ENTRE DOIS TEMPOS reúne as resenhas críticas publicadas na imprensa. O que o crítico empresta ao poeta?

Em mim, o crítico, o poeta, o romancista, o contista e o leitor são uma pessoa só. Todas se valem dos mesmos instrumentos: sensibilidade, discurso claro, dedicação plena à literatura. Um romancista local me disse uma vez que, para me tornar romancista, eu tinha que abortar o poeta. Saí de nosso encontro com a certeza de que eu só seria romancista se me mantivesse fiel ao poeta. Foi assim que surgiu o meu primeiro romance (Chove sobre minha infância).
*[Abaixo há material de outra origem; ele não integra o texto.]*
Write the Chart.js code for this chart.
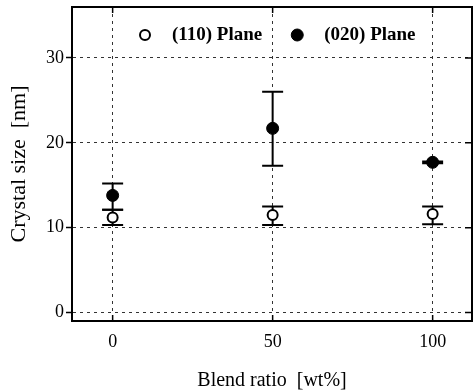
<!DOCTYPE html>
<html>
<head>
<meta charset="utf-8">
<script src="https://cdn.jsdelivr.net/npm/chart.js@4"></script>
<style>
  html, body { margin: 0; padding: 0; background: #fff; }
  #chartBox { width: 473px; height: 391px; }
</style>
</head>
<body>
<div id="chartBox"><canvas id="crystalChart" width="473" height="391"></canvas></div>
<script>
// values
const blendRatio = [0, 50, 100];
const plane110 = [11.2, 11.5, 11.6];
const plane110Low = [10.3, 10.3, 10.4];
const plane110High = [12.1, 12.5, 12.5];
const plane020 = [13.8, 21.7, 17.7];
const plane020Low = [12.1, 17.3, 17.6];
const plane020High = [15.2, 26.0, 17.8];
const xTicks = [0, 50, 100];
const yTicks = [0, 10, 20, 30];
const seriesNames = ["(110) Plane", "(020) Plane"];

const serif = "'Liberation Serif', 'Times New Roman', serif";
Chart.defaults.font.family = serif;
Chart.defaults.color = "#000";

const toPoints = (ys) => blendRatio.map((x, i) => ({ x: x, y: ys[i] }));

// error bars drawn under the markers so open circles stay white inside
const errorBars = {
  id: "errorBars",
  beforeDatasetsDraw(chart) {
    const ctx = chart.ctx;
    const xs = chart.scales.x;
    const ys = chart.scales.y;
    ctx.save();
    ctx.strokeStyle = "#000";
    ctx.lineWidth = 2;
    chart.data.datasets.forEach(ds => {
      ds.data.forEach((p, j) => {
        const px = xs.getPixelForValue(p.x);
        const lo = ys.getPixelForValue(ds.errLow[j]);
        const hi = ys.getPixelForValue(ds.errHigh[j]);
        ctx.beginPath();
        ctx.moveTo(px, lo); ctx.lineTo(px, hi);
        ctx.moveTo(px - 10.5, lo); ctx.lineTo(px + 10.5, lo);
        ctx.moveTo(px - 10.5, hi); ctx.lineTo(px + 10.5, hi);
        ctx.stroke();
      });
    });
    ctx.restore();
  }
};

// top/right frame and the inward tick marks
const frame = {
  id: "frame",
  afterDraw(chart) {
    const ctx = chart.ctx;
    const a = chart.chartArea;
    const xs = chart.scales.x;
    const ys = chart.scales.y;
    ctx.save();
    ctx.strokeStyle = "#000";
    ctx.lineWidth = 2;
    ctx.beginPath();
    ctx.moveTo(a.left, a.top); ctx.lineTo(a.right, a.top); ctx.lineTo(a.right, a.bottom);
    ctx.stroke();
    ctx.lineWidth = 1.5;
    ctx.beginPath();
    xTicks.forEach(v => {
      const px = xs.getPixelForValue(v);
      ctx.moveTo(px, a.bottom); ctx.lineTo(px, a.bottom - 6);
      ctx.moveTo(px, a.top); ctx.lineTo(px, a.top + 6);
    });
    yTicks.forEach(v => {
      const py = ys.getPixelForValue(v);
      ctx.moveTo(a.right, py); ctx.lineTo(a.right - 7, py);
    });
    ctx.stroke();
    ctx.restore();
  }
};

// legend sits inside the plot, at the top
const insideLegend = {
  id: "insideLegend",
  afterDraw(chart) {
    const ctx = chart.ctx;
    const a = chart.chartArea;
    let x = a.left + 73;
    const y = a.top + 28;
    ctx.save();
    ctx.font = "bold 19px " + serif;
    ctx.textBaseline = "middle";
    chart.data.datasets.forEach(ds => {
      ctx.beginPath();
      ctx.arc(x, y, ds.pointRadius, 0, Math.PI * 2);
      ctx.fillStyle = ds.backgroundColor;
      ctx.fill();
      ctx.lineWidth = ds.borderWidth;
      ctx.strokeStyle = ds.borderColor;
      ctx.stroke();
      ctx.fillStyle = "#000";
      ctx.fillText(ds.label, x + 27, y);
      x += 27 + ctx.measureText(ds.label).width + 35;
    });
    ctx.restore();
  }
};

new Chart(document.getElementById("crystalChart").getContext("2d"), {
  type: "scatter",
  data: {
    datasets: [
      {
        label: seriesNames[0],
        data: toPoints(plane110),
        errLow: plane110Low,
        errHigh: plane110High,
        pointRadius: 5,
        borderWidth: 2,
        borderColor: "#000",
        backgroundColor: "#fff"
      },
      {
        label: seriesNames[1],
        data: toPoints(plane020),
        errLow: plane020Low,
        errHigh: plane020High,
        pointRadius: 6,
        borderWidth: 1,
        borderColor: "#000",
        backgroundColor: "#000"
      }
    ]
  },
  options: {
    responsive: false,
    animation: false,
    layout: { autoPadding: false, padding: { top: 7, right: 1, left: 0, bottom: 0 } },
    plugins: { legend: { display: false }, tooltip: { enabled: false } },
    scales: {
      x: {
        type: "linear",
        min: -12.7,
        max: 112.3,
        afterBuildTicks: s => { s.ticks = xTicks.map(v => ({ value: v })); },
        afterFit: s => { s.height = 70; s.paddingLeft = 0; s.paddingRight = 0; },
        grid: { color: "#333", lineWidth: 1, drawTicks: false },
        border: { color: "#000", width: 2, dash: [3, 4] },
        ticks: { font: { size: 18 }, padding: 10, color: "#000" },
        title: { display: true, text: "Blend ratio  [wt%]", font: { size: 20, lineHeight: 1 }, padding: 0, color: "#000" }
      },
      y: {
        min: -1,
        max: 36,
        afterBuildTicks: s => { s.ticks = yTicks.map(v => ({ value: v })); },
        afterFit: s => { s.width = 72; s.paddingTop = 0; s.paddingBottom = 0; },
        grid: { color: "#333", lineWidth: 1, drawTicks: true, tickLength: 6, tickColor: "#000", tickWidth: 1.5 },
        border: { color: "#000", width: 2, dash: [3, 4] },
        ticks: { font: { size: 18 }, padding: 2, color: "#000" },
        title: { display: true, text: "Crystal size  [nm]", font: { size: 22 }, padding: { top: 6 }, color: "#000" }
      }
    }
  },
  plugins: [errorBars, frame, insideLegend]
});
</script>
</body>
</html>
O livro de poemas foi escrito ao mesmo tempo e é uma espécie de rio paralelo do romance; os mesmos temas, a mesma linguagem, o mesmo clima.

Há crítica no Brasil?

Há mais jornalismo cultural e ensaísmo acadêmico do que crítica. Houve um preconceito muito grande contra a crítica, vinculada sempre a uma atividade passadista, do velho jornalismo. A crise literária que se vive hoje no Brasil deve muito ao relaxo crítico que caracteriza o jornalismo e aos hermetismos universitários. Gosto muito do trabalho do Antonio Carlos Secchin, na área da poesia, e do mestre Wilson Martins - um crítico atemporal.
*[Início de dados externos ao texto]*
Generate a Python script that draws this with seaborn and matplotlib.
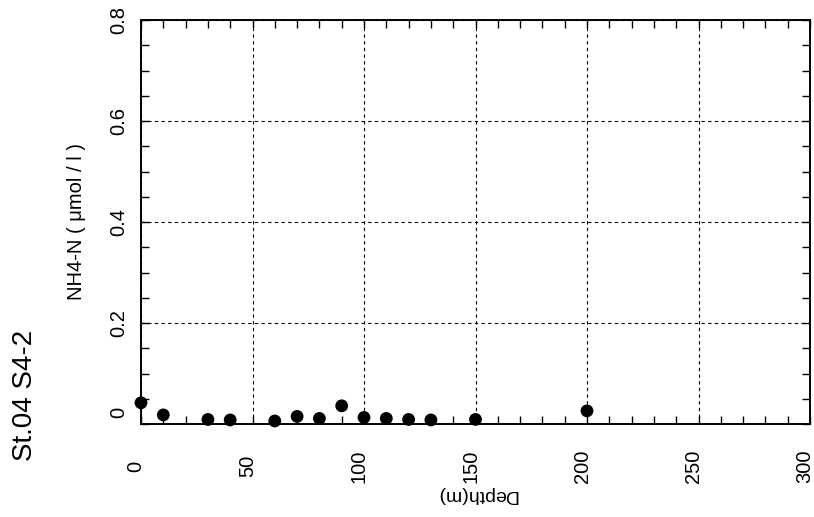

O poeta é cada vez mais um erudito?

Infelizmente, é. No meu caso particular, tento usar a informação de maneira equilibrada com a sensibilidade. Não sou um poeta construtor, sou um vidente. Não me rendo ao culto racional que os discípulos de João Cabral impuseram em nossa cultura. Muito pelo contrário, leio e valorizo João Cabral de Melo Neto pelo que há de emoção em sua obra - uma emoção policiada, mas emoção como em qualquer poeta romântico. A erudição vazia é a grande praga da poesia contemporânea. Meu poema "Autobiografia de Aleijadinho" é frontalmente contra o culto da erudição nas artes. Arte deve falar primeiro à sensibilidade do fruidor e só depois ao seu intelecto. Se a tua empregada não puder sentir o teu poema há algo de muito errado nele. Eu escrevo para ser entendido. Não quero falar apenas com Deus. Inclusive que porque desconfio que Deus, ao contrário do Papa, não fala português.

Qual uso faz da internet? O que aperfeiçoaria na internet?
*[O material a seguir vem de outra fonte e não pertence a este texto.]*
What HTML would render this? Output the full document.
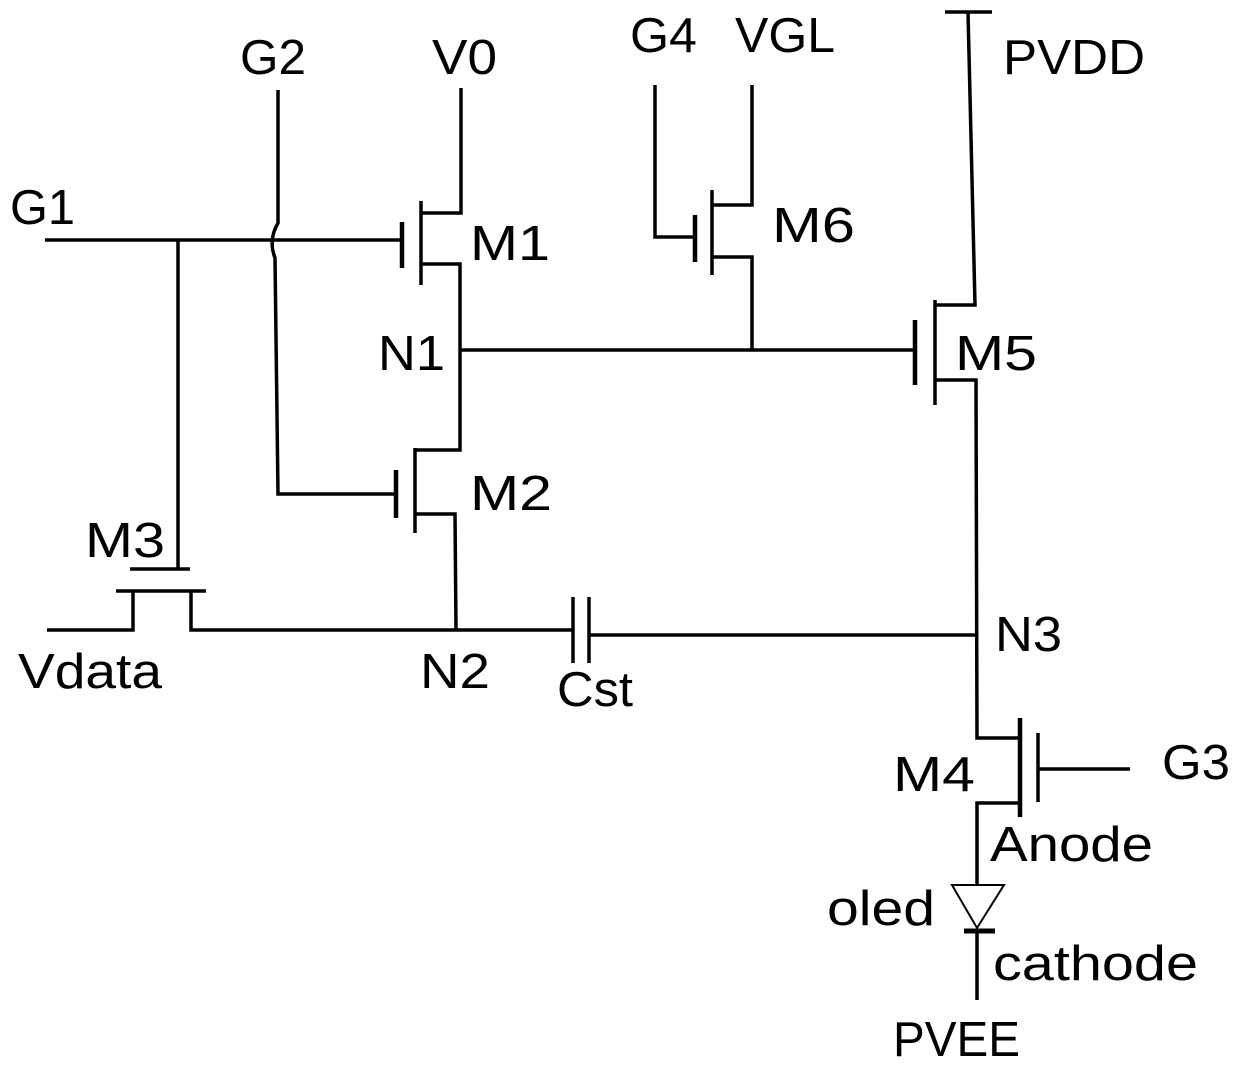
<!DOCTYPE html>
<html><head><style>body{margin:0;background:#fff}svg{display:block}text{font-family:"Liberation Sans",sans-serif;font-size:49px;fill:#000}</style></head>
<body>
<svg width="1240" height="1073" viewBox="0 0 1240 1073" xmlns="http://www.w3.org/2000/svg">
<g stroke="#000" stroke-width="3.5" fill="none">
<polyline points="45,240 402,240"/>
<line x1="402" y1="222" x2="402" y2="268" stroke-width="4.5"/>
<line x1="421" y1="201" x2="421" y2="285"/>
<polyline points="461,88 461,213 421,213"/>
<polyline points="421,264 460,264 460,450 415,450"/>
<line x1="396" y1="470" x2="396" y2="518" stroke-width="4.5"/>
<line x1="415" y1="448" x2="415" y2="533"/>
<polyline points="415,514 455,514 456,630"/>
<path d="M278,90 L278,223 Q268,240 275,258 L278,494 L396,494"/>
<line x1="178" y1="240" x2="178" y2="570"/>
<line x1="130" y1="569" x2="190" y2="569"/>
<line x1="116" y1="591" x2="206" y2="591"/>
<polyline points="47,630 133,630 133,591"/>
<polyline points="191,591 191,630 573,630"/>
<line x1="573" y1="597" x2="573" y2="663"/>
<line x1="589" y1="597" x2="589" y2="663"/>
<line x1="589" y1="635" x2="977" y2="635"/>
<line x1="460" y1="350" x2="915" y2="350"/>
<line x1="945" y1="12" x2="992" y2="12"/>
<polyline points="968,12 975,305 935,305"/>
<line x1="915" y1="320" x2="915" y2="385" stroke-width="4.5"/>
<line x1="935" y1="300" x2="935" y2="405"/>
<polyline points="935,380 976,380 977,738 1020,738"/>
<polyline points="752,350 752,257 712,257"/>
<polyline points="712,205 752,205 752,85"/>
<line x1="712" y1="190" x2="712" y2="275"/>
<line x1="695" y1="215" x2="695" y2="262" stroke-width="4.5"/>
<polyline points="655,85 655,237 695,237"/>
<line x1="1020" y1="718" x2="1020" y2="817" stroke-width="4.5"/>
<line x1="1038" y1="733" x2="1038" y2="802"/>
<line x1="1038" y1="769" x2="1130" y2="769"/>
<polyline points="1020,803 977,803 977,885"/>
<polygon points="952,885 1004,885 977,928" stroke-width="2"/>
<line x1="964" y1="931" x2="995" y2="931" stroke-width="5"/>
<line x1="977" y1="931" x2="977" y2="1000"/>
</g>
<g lengthAdjust="spacingAndGlyphs">
<text x="240" y="74" textLength="66" lengthAdjust="spacingAndGlyphs">G2</text>
<text x="432" y="74" textLength="65" lengthAdjust="spacingAndGlyphs">V0</text>
<text x="630" y="52" textLength="67" lengthAdjust="spacingAndGlyphs">G4</text>
<text x="735" y="52" textLength="100" lengthAdjust="spacingAndGlyphs">VGL</text>
<text x="1003" y="74" textLength="142" lengthAdjust="spacingAndGlyphs">PVDD</text>
<text x="10" y="224" textLength="65" lengthAdjust="spacingAndGlyphs">G1</text>
<text x="470" y="260" textLength="80" lengthAdjust="spacingAndGlyphs">M1</text>
<text x="772" y="242" textLength="83" lengthAdjust="spacingAndGlyphs">M6</text>
<text x="378" y="370" textLength="67" lengthAdjust="spacingAndGlyphs">N1</text>
<text x="955" y="370" textLength="82" lengthAdjust="spacingAndGlyphs">M5</text>
<text x="470" y="510" textLength="82" lengthAdjust="spacingAndGlyphs">M2</text>
<text x="85" y="557" textLength="80" lengthAdjust="spacingAndGlyphs">M3</text>
<text x="18" y="688" textLength="144" lengthAdjust="spacingAndGlyphs">Vdata</text>
<text x="420" y="688" textLength="70" lengthAdjust="spacingAndGlyphs">N2</text>
<text x="557" y="706" textLength="76" lengthAdjust="spacingAndGlyphs">Cst</text>
<text x="995" y="651" textLength="67" lengthAdjust="spacingAndGlyphs">N3</text>
<text x="893" y="791" textLength="82" lengthAdjust="spacingAndGlyphs">M4</text>
<text x="1162" y="779" textLength="68" lengthAdjust="spacingAndGlyphs">G3</text>
<text x="990" y="861" textLength="163" lengthAdjust="spacingAndGlyphs">Anode</text>
<text x="827" y="925" textLength="108" lengthAdjust="spacingAndGlyphs">oled</text>
<text x="993" y="980" textLength="205" lengthAdjust="spacingAndGlyphs">cathode</text>
<text x="893" y="1056" textLength="127" lengthAdjust="spacingAndGlyphs">PVEE</text>
</g>
</svg>
</body></html>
Faço apenas o uso profissional da Internet, porque não tenho muito tempo e o computador é o local onde passo a maior parte do tempo. Sempre que posso, vou caminhar, brincar com minha filha, tomar cerveja com um ou outro amigo, comer em algum restaurante quieto, namorar minha mulher. E isso, por enquanto, a Internet não me dá. Eu tentaria melhorar a Internet no sentido de criar dois tipos de acesso: o geral e o seletivo. Você vai pescar dourado e entra todo tipo de peixinho ordinário na tua rede, até piranha. Deveria ter também uma rede com uma malha especial com a qual a gente pudesse apenas pescar os dourados, para não perder tempo.

Qual mote o acompanha?

Seja inteiro em tudo aquilo que você fizer.

Qual o papel do escritor na sociedade?

Para mim, o papel principal do escritor não está no espaço, mas no tempo. Os escritores somos os guardiões do fogo. Nós mantemos vivo todo um universo imaginário que periga desaparecer. Ao dar esta entrevista agora, estou fazendo infinitas referências veladas a escritores de outro tempo e de outras línguas, línguas que já morreram. Não sei o nome da maioria deles, mas como bebi em fontes que surgiram de outras fontes, eu guardo a memória desta gente extinta. Sem os escritores, o mundo corre o risco de viver apenas o presente.